-- Begin --

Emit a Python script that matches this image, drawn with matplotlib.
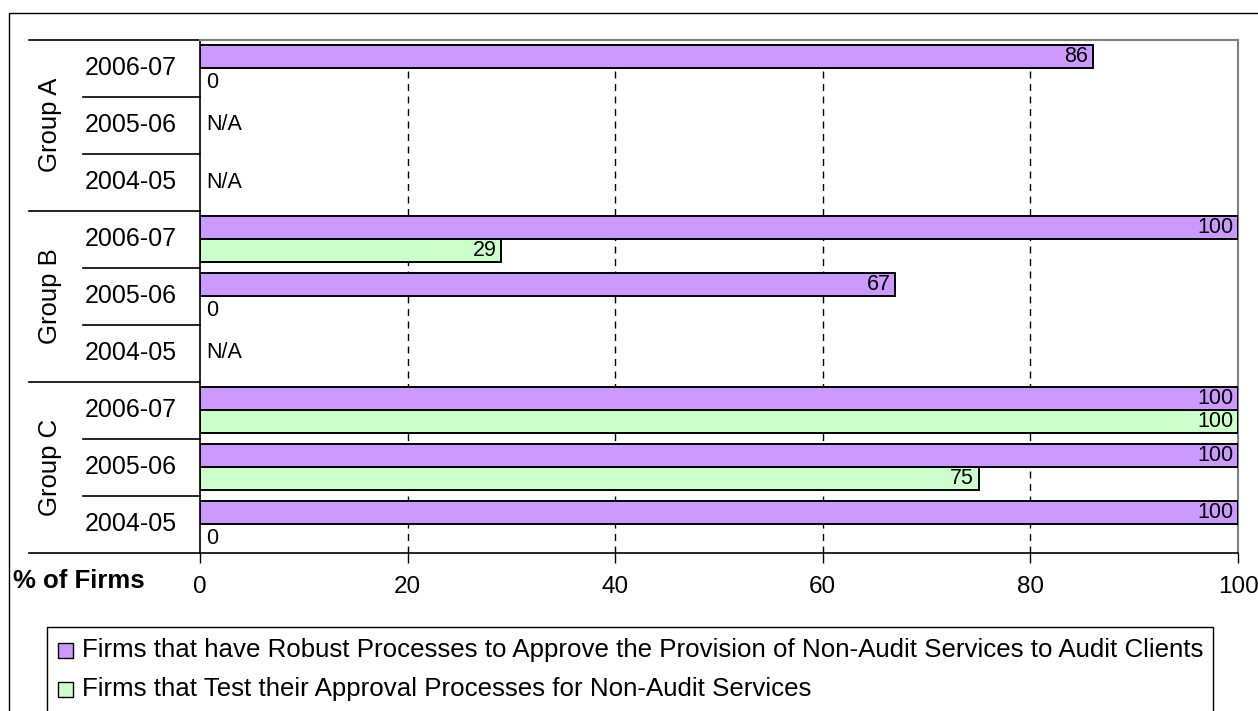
import numpy as np
import matplotlib
matplotlib.use('Agg')
import matplotlib.pyplot as plt
from matplotlib.patches import Rectangle
from matplotlib.lines import Line2D
from matplotlib.transforms import blended_transform_factory

plt.rcParams['font.family'] = ['Liberation Sans', 'DejaVu Sans']

groups = ['Group A', 'Group B', 'Group C']
years = ['2006-07', '2005-06', '2004-05']
# one entry per (group, year) row, top to bottom; None = N/A
robust = [86, None, None, 100, 67, None, 100, 100, 100]
tested = [0, None, None, 29, 0, None, 100, 75, 0]
series_labels = [
    'Firms that have Robust Processes to Approve the Provision of Non-Audit Services to Audit Clients',
    'Firms that Test their Approval Processes for Non-Audit Services',
]
colors = ['#CC99FF', '#CCFFCC']
xticks = [0, 20, 40, 60, 80, 100]

W, H = 1258, 711
def fx(x): return x / W
def fy(y): return 1 - y / H

fig = plt.figure(figsize=(W / 100, H / 100), dpi=100)

# outer chart border (runs off the right/bottom edge)
fig.add_artist(Rectangle((fx(9), fy(760)), fx(1300), (760 - 13) / H,
                         transform=fig.transFigure, fill=False, ec='black', lw=1.0))

ax = fig.add_axes([fx(200), fy(552.5), fx(1238) - fx(200), (552.5 - 39.5) / H])
ax.set_xlim(0, 100)
ax.set_ylim(8.5, -0.5)

VAL_FS = 15.5
rows = np.arange(len(robust))
bh, off = 0.40, 0.20
for r, v in zip(rows, robust):
    if v is None:
        ax.text(0.6, r, 'N/A', ha='left', va='center', fontsize=VAL_FS)
        continue
    if v > 0:
        ax.barh(r - off, v, height=bh, color=colors[0], edgecolor='black', lw=1.4, zorder=3)
        ax.text(v - 0.45, r - off, str(v), ha='right', va='center', fontsize=VAL_FS, zorder=4)
    else:
        ax.text(0.6, r - off, '0', ha='left', va='center', fontsize=VAL_FS, zorder=4)
for r, v in zip(rows, tested):
    if v is None:
        continue
    if v > 0:
        ax.barh(r + off, v, height=bh, color=colors[1], edgecolor='black', lw=1.4, zorder=3)
        ax.text(v - 0.45, r + off, str(v), ha='right', va='center', fontsize=VAL_FS, zorder=4)
    else:
        ax.text(0.6, r + off + 0.05, '0', ha='left', va='center', fontsize=VAL_FS, zorder=4)

for x in xticks[1:-1]:
    ax.axvline(x, color='black', lw=1.0, ls=(0, (5, 4)), zorder=1)

ax.set_xticks(xticks)
ax.set_yticks([])
ax.tick_params(axis='x', direction='out', length=7, width=1, pad=10, labelsize=17.5)
for s in ['top', 'right']:
    ax.spines[s].set_color('#808080')
    ax.spines[s].set_linewidth(1.5)
for s in ['left', 'bottom']:
    ax.spines[s].set_color('black')
    ax.spines[s].set_linewidth(1.2)

# category axis: separators, year labels, rotated group labels
tr = blended_transform_factory(fig.transFigure, ax.transData)
for g in range(len(groups) + 1):
    y = g * 3 - 0.5
    ax.add_line(Line2D([fx(29), fx(200)], [y, y], transform=tr, color='black', lw=1.2, clip_on=False))
for g, name in enumerate(groups):
    for k, yr in enumerate(years):
        r = g * 3 + k
        ax.text(fx(131), r, yr, transform=tr, ha='center', va='center', fontsize=18)
        if k > 0:
            ax.add_line(Line2D([fx(83), fx(200)], [r - 0.5, r - 0.5], transform=tr,
                               color='black', lw=1.2, clip_on=False))
    ax.text(fx(50), g * 3 + 1, name, transform=tr, ha='center', va='center',
            rotation=90, fontsize=18.5)

fig.text(fx(13), fy(581), '% of Firms', ha='left', va='center', fontsize=18.5, fontweight='bold')

# legend box
fig.add_artist(Rectangle((fx(47), fy(760)), fx(1213) - fx(47), (760 - 627) / H,
                         transform=fig.transFigure, fill=False, ec='black', lw=1.0))
for i, (lab, c) in enumerate(zip(series_labels, colors)):
    yc = 650 + i * 39
    fig.add_artist(Rectangle((fx(58), fy(yc + 8)), 15 / W, 15 / H, transform=fig.transFigure,
                             fc=c, ec='black', lw=1.0))
    fig.text(fx(82), fy(yc), lab, ha='left', va='center', fontsize=18.6)

fig.savefig('out.png', dpi=100)
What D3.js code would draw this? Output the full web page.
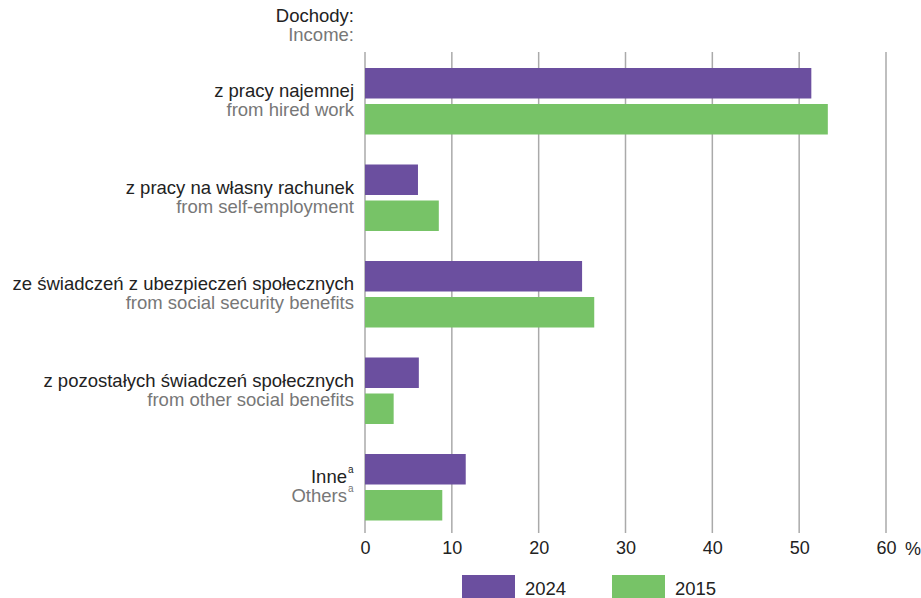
<!DOCTYPE html>
<html><head><meta charset="utf-8">
<script src="https://cdn.jsdelivr.net/npm/d3@7"></script>
<style>body{margin:0;background:#fff}svg{display:block;font-family:"Liberation Sans",Arial,sans-serif}</style>
</head><body><svg id="c" width="921" height="598"></svg>
<script>
const categoriesPl = ["z pracy najemnej","z pracy na własny rachunek","ze świadczeń z ubezpieczeń społecznych","z pozostałych świadczeń społecznych","Inne"];
const categoriesEn = ["from hired work","from self-employment","from social security benefits","from other social benefits","Others"];
const footnote = ["","","","","a"];
const values2024 = [51.4, 6.1, 25.0, 6.2, 11.6];
const values2015 = [53.3, 8.5, 26.4, 3.3, 8.9];
const seriesNames = ["2024","2015"];
const seriesColors = ["#6b4f9f","#77c367"];
const ticks = [0,10,20,30,40,50,60];

const FS = 18.5;
const svg = d3.select("#c");
const x = d3.scaleLinear().domain([0,60]).range([365,886]);
const yg = d3.scaleLinear().domain([0,4]).range([68,454]);
const bh = 30.5, gap = 5.5;

// grid
svg.append("g").selectAll("line").data(ticks).join("line")
  .attr("x1",d=>x(d)).attr("x2",d=>x(d)).attr("y1",52).attr("y2",533)
  .attr("stroke","#aaaaaa").attr("stroke-width",1.5);

// bars
const series = [values2024, values2015];
series.forEach((vals,si)=>{
  svg.append("g").selectAll("rect").data(vals).join("rect")
    .attr("x",x(0)).attr("y",(d,i)=>yg(i)+si*(bh+gap))
    .attr("width",d=>x(d)-x(0)).attr("height",bh)
    .attr("fill",seriesColors[si]);
});

// axis labels
const axis = d3.axisBottom(x).tickValues(ticks).tickSize(0).tickPadding(0);
const ga = svg.append("g").attr("transform","translate(0,541)").call(axis);
ga.select(".domain").remove();
ga.selectAll("text").attr("font-size",18).attr("fill","#222").attr("font-family","Liberation Sans, Arial, sans-serif").attr("dy","0.71em");
svg.append("text").attr("x",905).attr("y",555).attr("font-size",18).attr("fill","#222").text("%");

// header
svg.append("text").attr("x",354).attr("y",22).attr("text-anchor","end").attr("font-size",FS).attr("fill","#222").text("Dochody:");
svg.append("text").attr("x",354).attr("y",41).attr("text-anchor","end").attr("font-size",FS).attr("fill","#777").text("Income:");

// category labels
categoriesPl.forEach((c,i)=>{
  const base = yg(i);
  const sup = footnote[i];
  const offs = sup ? 7 : 0;
  svg.append("text").attr("x",354-offs).attr("y",base+29).attr("text-anchor","end").attr("font-size",FS).attr("fill","#222").text(c);
  svg.append("text").attr("x",354-offs).attr("y",base+48).attr("text-anchor","end").attr("font-size",FS).attr("fill","#777").text(categoriesEn[i]);
  if(sup){
    svg.append("text").attr("x",348).attr("y",base+19).attr("font-size",10).attr("fill","#222").text(sup);
    svg.append("text").attr("x",348).attr("y",base+38).attr("font-size",10).attr("fill","#777").text(sup);
  }
});

// legend
const lx = [462,612];
seriesNames.forEach((n,i)=>{
  svg.append("rect").attr("x",lx[i]).attr("y",575).attr("width",53).attr("height",23).attr("fill",seriesColors[i]);
  svg.append("text").attr("x",lx[i]+63).attr("y",595).attr("font-size",FS).attr("fill","#222").text(n);
});
</script></body></html>
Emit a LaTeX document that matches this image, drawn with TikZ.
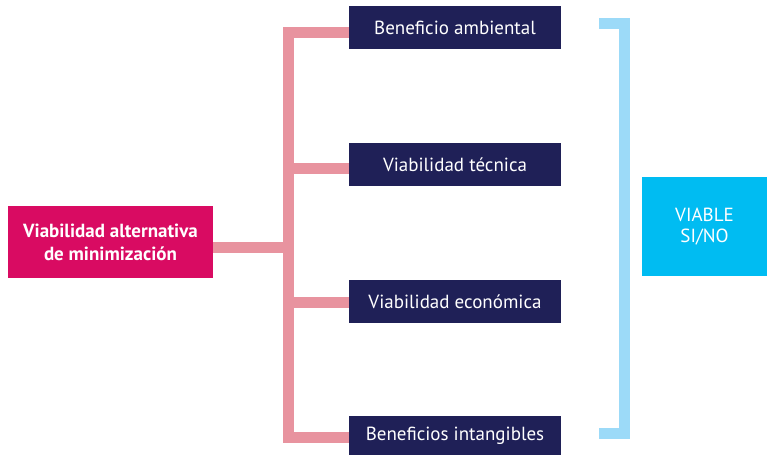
\documentclass[tikz,border=0pt]{standalone}
\usepackage{fontspec}
\setmainfont{PT Sans}
\definecolor{rosa}{HTML}{D90B62}
\definecolor{marino}{HTML}{1F2057}
\definecolor{rosaclaro}{HTML}{E8939F}
\definecolor{celeste}{HTML}{9CDAF8}
\definecolor{cian}{HTML}{00BCF2}

\begin{document}
\begin{tikzpicture}[x=1pt,y=-1pt,
  caja/.style={fill=marino,text=white,minimum width=212pt,minimum height=43pt,
    inner sep=0pt,font=\fontsize{19}{22}\selectfont},
  rama/.style={draw=rosaclaro,line width=11pt,line join=miter},
  llave/.style={draw=celeste,line width=11pt,line join=miter}]

\useasboundingbox (0,0) rectangle (767,455);

% Alternativa
  \node[fill=rosa,text=white,minimum width=205pt,minimum height=72pt,inner sep=0pt,
    align=center,font=\fontsize{19}{23}\selectfont\bfseries] (alt) at (110.5,242)
    {Viabilidad alternativa\\de minimización};

% Criterios
  \node[caja] (ben) at (455,27.5) {Beneficio ambiental};
  \node[caja] (tec) at (455,164.5) {Viabilidad técnica};
  \node[caja] (eco) at (455,301.5) {Viabilidad económica};
  \node[caja,minimum height=39pt] (int) at (455,435.5) {Beneficios intangibles};

% Resultado
  \node[fill=cian,text=white,minimum width=125pt,minimum height=99pt,inner sep=0pt,
    align=center,font=\fontsize{19}{21}\selectfont] (res) at (704.5,226.5) {VIABLE\\SI/NO};

% Ramas
  \coordinate (j0) at (288,247);
  \coordinate (j1) at (288,32.5);
  \coordinate (j2) at (288,168);
  \coordinate (j3) at (288,302.5);
  \coordinate (j4) at (288,437.5);
  \draw[rama] (alt.east |- j0) -- (j0);
  \draw[rama] (j1 -| ben.west) -- (j1) -- (j4) -- (j4 -| int.west);
  \foreach \j/\c in {j2/tec, j3/eco}
    \draw[rama] (\j) -- (\j -| \c.west);

% Llave
  \coordinate (k1) at (599,23.5);
  \coordinate (k2) at (599,433.5);
  \draw[llave] (k1) -- ++(25.5,0) |- (k2);

\end{tikzpicture}
\end{document}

-- End --

- Required work -
Among the entries above, take the lines from the one with "Emit a LaTeX" through the one with "(0,0) rectangle (767,455);" and retype them exactly, leaving out the pictures.

- Full response -
Emit a LaTeX document that matches this image, drawn with TikZ.
\documentclass[tikz,border=0pt]{standalone}
\usepackage{fontspec}
\setmainfont{PT Sans}
\definecolor{rosa}{HTML}{D90B62}
\definecolor{marino}{HTML}{1F2057}
\definecolor{rosaclaro}{HTML}{E8939F}
\definecolor{celeste}{HTML}{9CDAF8}
\definecolor{cian}{HTML}{00BCF2}

\begin{document}
\begin{tikzpicture}[x=1pt,y=-1pt,
  caja/.style={fill=marino,text=white,minimum width=212pt,minimum height=43pt,
    inner sep=0pt,font=\fontsize{19}{22}\selectfont},
  rama/.style={draw=rosaclaro,line width=11pt,line join=miter},
  llave/.style={draw=celeste,line width=11pt,line join=miter}]

\useasboundingbox (0,0) rectangle (767,455);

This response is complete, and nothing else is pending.